Mavis ends up fleeing to Matt and Sandra’s house. In an emotional moment, she decides to sleep with Matt and their sex appears to be passionate, though awkward. Mavis confides in Matt that she wanted Buddy because he knew her when she was at his best, and Buddy tells her that she was not in her best at high school because at that phase, she never even paid any attention to people like him. Matt also reveals that he has deep feelings for “people like her.” The next morning, Mavis goes upstairs while Matt remains passed out to find Sandra, and they both begin talking over coffee. Mavis says that she is depressed and has a hard time being happy and wants to feel the same happiness as the people in the town.
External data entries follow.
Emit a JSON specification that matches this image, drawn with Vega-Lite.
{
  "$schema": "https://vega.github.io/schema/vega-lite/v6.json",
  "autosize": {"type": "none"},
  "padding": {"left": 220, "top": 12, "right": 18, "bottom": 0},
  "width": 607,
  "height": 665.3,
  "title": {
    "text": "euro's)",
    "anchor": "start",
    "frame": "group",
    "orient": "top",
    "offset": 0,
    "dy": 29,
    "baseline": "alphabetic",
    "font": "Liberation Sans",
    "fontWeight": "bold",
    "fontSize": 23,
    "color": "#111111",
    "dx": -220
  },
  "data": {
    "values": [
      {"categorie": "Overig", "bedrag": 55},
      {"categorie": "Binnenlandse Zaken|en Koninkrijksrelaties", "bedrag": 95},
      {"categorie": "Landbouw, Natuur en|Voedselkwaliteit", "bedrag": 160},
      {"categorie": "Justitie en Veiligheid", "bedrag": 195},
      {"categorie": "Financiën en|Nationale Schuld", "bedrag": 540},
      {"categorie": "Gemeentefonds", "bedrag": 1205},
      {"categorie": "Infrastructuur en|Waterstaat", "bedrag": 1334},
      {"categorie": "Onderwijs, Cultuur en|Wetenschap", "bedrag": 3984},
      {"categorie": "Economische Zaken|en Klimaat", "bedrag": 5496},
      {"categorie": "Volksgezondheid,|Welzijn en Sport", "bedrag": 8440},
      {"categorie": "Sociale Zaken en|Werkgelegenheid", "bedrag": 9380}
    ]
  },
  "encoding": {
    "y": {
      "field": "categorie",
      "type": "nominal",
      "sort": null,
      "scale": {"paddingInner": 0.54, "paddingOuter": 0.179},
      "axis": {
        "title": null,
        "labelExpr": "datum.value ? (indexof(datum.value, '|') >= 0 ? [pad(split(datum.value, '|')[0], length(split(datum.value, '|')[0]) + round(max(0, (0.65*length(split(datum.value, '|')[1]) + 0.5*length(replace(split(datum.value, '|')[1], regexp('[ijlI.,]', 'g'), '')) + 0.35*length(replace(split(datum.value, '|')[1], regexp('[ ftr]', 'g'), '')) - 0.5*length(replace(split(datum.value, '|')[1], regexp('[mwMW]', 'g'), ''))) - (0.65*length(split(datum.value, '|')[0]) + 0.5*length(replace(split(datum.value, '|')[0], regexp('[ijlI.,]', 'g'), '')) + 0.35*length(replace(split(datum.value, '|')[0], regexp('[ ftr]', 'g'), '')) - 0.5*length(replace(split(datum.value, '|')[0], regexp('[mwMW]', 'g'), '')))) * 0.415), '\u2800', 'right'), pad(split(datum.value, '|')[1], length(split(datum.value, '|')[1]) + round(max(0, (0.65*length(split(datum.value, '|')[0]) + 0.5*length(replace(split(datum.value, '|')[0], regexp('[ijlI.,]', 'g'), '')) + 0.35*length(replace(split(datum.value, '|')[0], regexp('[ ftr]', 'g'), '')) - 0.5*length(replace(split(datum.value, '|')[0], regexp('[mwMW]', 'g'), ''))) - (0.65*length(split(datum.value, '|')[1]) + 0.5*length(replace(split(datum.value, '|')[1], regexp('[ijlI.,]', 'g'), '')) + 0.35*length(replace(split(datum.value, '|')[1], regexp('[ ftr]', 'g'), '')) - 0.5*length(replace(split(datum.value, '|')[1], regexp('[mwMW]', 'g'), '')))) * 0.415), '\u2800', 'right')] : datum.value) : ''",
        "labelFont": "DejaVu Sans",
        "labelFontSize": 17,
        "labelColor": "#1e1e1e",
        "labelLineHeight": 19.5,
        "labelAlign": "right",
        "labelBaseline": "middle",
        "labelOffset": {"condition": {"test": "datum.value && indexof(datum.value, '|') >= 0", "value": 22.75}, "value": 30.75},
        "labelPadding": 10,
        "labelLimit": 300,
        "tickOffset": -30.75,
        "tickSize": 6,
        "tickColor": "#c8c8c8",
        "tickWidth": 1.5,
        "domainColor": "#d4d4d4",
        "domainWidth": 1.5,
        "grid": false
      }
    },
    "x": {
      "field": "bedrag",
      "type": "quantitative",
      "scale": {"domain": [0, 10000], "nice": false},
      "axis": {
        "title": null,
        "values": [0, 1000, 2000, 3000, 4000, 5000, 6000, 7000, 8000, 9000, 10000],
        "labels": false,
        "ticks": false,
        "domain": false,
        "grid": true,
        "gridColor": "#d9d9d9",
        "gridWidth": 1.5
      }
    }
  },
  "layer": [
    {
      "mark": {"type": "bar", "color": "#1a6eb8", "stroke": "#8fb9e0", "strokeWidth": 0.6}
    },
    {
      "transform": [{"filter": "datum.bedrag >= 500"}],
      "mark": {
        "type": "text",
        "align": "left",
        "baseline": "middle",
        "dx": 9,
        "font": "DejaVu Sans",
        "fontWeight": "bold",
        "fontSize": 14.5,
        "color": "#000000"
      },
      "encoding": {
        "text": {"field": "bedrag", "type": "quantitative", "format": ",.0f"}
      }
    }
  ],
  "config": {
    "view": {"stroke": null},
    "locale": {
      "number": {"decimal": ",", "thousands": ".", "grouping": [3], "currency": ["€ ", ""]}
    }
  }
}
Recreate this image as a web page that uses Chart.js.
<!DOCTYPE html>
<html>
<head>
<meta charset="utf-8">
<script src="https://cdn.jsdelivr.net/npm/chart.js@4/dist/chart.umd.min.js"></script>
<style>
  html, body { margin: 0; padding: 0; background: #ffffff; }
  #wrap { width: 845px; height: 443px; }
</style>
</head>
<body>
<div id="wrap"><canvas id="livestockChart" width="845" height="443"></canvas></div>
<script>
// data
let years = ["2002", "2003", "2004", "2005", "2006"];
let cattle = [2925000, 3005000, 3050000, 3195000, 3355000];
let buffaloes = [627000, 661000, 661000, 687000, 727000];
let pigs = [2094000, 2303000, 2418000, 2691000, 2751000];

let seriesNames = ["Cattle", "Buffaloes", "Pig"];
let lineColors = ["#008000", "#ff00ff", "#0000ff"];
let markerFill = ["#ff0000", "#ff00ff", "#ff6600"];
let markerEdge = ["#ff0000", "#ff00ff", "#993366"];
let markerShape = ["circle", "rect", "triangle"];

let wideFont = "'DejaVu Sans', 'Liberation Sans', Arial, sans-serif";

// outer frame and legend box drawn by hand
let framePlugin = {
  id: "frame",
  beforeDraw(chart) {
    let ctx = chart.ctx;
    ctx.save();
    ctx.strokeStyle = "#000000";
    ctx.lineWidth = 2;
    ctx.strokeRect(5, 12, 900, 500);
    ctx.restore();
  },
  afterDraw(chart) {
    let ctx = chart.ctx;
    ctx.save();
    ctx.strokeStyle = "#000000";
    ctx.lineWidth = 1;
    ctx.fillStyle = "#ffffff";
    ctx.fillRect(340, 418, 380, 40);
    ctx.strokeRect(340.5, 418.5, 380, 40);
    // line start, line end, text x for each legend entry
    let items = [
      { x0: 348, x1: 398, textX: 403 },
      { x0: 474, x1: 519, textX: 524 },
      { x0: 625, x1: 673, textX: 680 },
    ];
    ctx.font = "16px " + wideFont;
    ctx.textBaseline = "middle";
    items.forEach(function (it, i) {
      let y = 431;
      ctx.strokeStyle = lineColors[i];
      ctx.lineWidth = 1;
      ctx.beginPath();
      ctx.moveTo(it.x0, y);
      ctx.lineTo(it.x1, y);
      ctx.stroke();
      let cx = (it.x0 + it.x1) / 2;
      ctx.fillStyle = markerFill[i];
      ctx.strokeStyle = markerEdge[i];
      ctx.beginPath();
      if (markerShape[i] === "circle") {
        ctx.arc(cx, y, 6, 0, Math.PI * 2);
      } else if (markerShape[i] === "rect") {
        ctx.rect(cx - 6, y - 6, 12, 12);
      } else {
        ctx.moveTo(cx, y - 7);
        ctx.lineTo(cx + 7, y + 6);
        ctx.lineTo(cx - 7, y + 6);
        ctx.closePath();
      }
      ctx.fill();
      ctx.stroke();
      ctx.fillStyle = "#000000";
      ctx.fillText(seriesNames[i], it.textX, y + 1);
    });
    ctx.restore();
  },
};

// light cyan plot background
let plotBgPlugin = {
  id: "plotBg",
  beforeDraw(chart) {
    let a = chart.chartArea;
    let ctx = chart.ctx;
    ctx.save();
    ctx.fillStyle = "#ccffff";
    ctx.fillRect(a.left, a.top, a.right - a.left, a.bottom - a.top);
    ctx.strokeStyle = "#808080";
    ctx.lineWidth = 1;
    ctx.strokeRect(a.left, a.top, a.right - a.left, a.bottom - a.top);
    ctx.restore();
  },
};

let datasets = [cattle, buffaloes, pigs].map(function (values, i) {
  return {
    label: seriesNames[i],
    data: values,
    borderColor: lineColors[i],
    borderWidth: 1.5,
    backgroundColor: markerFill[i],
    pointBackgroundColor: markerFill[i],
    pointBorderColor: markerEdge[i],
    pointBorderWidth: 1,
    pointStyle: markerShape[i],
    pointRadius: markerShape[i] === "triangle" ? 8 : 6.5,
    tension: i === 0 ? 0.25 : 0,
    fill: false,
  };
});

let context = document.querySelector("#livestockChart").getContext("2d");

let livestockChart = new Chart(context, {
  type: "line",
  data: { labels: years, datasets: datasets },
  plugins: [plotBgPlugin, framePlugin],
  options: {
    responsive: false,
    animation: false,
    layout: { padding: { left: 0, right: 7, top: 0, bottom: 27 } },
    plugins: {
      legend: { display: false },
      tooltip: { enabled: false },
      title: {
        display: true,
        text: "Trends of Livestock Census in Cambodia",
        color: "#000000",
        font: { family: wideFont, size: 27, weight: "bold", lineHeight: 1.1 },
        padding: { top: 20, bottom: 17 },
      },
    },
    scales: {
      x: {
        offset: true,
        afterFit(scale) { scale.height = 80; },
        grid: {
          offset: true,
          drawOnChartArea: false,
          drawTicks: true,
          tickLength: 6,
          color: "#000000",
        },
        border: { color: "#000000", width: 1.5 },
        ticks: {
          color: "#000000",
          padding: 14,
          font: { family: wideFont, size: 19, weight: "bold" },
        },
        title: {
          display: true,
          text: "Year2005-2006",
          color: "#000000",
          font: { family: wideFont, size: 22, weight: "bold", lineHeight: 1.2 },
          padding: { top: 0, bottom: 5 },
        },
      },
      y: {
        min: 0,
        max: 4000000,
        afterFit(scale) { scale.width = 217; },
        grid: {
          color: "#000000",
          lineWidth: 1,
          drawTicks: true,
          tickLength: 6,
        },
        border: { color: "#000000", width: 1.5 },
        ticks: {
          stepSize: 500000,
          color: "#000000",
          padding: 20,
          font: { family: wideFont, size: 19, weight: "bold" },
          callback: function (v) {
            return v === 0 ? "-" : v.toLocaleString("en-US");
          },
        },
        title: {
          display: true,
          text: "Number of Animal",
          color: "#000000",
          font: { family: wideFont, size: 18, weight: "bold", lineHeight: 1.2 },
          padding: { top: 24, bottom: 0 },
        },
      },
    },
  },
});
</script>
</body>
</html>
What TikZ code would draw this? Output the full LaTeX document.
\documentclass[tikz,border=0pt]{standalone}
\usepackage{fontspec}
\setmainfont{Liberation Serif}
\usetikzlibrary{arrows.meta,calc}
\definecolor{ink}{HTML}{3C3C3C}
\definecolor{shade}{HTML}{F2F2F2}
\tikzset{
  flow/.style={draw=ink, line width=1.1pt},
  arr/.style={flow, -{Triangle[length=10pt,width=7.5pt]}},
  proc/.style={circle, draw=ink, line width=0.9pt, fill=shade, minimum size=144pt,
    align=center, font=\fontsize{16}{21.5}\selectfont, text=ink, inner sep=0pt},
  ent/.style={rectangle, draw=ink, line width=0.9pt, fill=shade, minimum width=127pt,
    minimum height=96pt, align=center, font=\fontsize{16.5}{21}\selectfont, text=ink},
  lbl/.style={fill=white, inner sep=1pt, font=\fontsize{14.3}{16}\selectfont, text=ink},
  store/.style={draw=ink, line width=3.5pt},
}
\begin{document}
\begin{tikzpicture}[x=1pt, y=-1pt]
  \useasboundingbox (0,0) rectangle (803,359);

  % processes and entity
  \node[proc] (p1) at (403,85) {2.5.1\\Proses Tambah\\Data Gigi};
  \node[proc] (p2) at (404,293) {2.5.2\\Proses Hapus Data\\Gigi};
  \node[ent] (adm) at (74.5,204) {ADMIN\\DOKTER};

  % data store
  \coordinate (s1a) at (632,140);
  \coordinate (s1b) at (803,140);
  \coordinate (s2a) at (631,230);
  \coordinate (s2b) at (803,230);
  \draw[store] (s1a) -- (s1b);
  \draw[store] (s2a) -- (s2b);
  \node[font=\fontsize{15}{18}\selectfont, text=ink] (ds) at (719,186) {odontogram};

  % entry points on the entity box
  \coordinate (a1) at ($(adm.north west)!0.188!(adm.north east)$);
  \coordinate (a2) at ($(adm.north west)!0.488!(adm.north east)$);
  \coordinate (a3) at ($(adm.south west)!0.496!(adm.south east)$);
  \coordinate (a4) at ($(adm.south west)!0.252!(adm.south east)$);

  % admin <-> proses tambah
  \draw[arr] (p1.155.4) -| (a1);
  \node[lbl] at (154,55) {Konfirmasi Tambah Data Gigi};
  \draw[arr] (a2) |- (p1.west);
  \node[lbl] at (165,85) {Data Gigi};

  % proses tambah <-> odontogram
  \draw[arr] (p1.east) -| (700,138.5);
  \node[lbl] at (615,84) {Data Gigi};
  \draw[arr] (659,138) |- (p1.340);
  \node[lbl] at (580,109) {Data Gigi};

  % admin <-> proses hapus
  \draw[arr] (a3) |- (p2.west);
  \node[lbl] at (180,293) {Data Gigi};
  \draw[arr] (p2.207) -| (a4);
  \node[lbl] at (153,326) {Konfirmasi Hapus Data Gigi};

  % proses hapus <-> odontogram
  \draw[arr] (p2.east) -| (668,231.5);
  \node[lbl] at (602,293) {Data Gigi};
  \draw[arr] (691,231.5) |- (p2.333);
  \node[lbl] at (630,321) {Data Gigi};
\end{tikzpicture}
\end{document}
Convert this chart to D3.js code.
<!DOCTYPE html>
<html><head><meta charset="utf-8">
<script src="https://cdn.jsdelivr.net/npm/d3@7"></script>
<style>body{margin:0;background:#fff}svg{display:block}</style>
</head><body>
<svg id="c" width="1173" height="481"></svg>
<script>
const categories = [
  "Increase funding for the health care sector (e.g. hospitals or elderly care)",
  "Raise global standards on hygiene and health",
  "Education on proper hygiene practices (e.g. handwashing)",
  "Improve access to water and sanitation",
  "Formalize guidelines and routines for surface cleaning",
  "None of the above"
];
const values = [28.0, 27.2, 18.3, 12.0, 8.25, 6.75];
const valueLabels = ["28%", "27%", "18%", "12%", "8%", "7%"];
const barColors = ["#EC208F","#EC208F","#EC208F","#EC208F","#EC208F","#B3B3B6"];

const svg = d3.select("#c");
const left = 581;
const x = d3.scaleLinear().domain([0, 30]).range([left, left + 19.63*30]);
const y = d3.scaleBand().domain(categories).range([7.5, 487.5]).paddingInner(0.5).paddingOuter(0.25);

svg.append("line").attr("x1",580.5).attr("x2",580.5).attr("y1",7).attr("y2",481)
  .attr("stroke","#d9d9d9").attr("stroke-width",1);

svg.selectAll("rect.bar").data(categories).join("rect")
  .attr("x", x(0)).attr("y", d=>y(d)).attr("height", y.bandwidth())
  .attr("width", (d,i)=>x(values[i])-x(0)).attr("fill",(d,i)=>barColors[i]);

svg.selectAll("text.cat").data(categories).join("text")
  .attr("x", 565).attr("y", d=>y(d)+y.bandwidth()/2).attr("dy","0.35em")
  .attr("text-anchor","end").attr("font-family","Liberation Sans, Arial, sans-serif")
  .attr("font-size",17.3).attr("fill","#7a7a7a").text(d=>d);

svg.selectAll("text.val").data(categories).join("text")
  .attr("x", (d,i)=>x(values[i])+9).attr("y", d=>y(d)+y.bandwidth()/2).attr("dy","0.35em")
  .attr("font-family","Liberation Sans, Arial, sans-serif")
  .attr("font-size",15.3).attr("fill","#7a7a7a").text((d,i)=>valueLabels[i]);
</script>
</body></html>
Sandra says that Mavis should love her life because the people in Mercury are small-minded hicks who live meaningless lives whereas Mavis is beautiful, successful, does impactful work in the big city, and is not constrained by her small-town roots. Sandra asks Mavis to take her with her to Minneapolis, but Mavis tells Sandra that Sandra is perfectly suited to live her life in Mercury, then she leaves without saying good-bye to Matt.

In voice over, we hear the end of the final book in the series Mavis now writes. The character seemingly based on Mavis graduates and, while she will keep the memories, looks forward to embracing her adulthood and leaving the town and high school behind as she enters a bigger life. The character seemingly based on Buddy dies at sea, seemingly lost forever to the Mavis character except as a bittersweet memory. Mavis throws away her mementos of Buddy and leaves town in a car she wrecked several times throughout the film. Like her car, Mavis’ life is clearly a mess, and like her car, the film ends without us discovering if it will ever be fixed.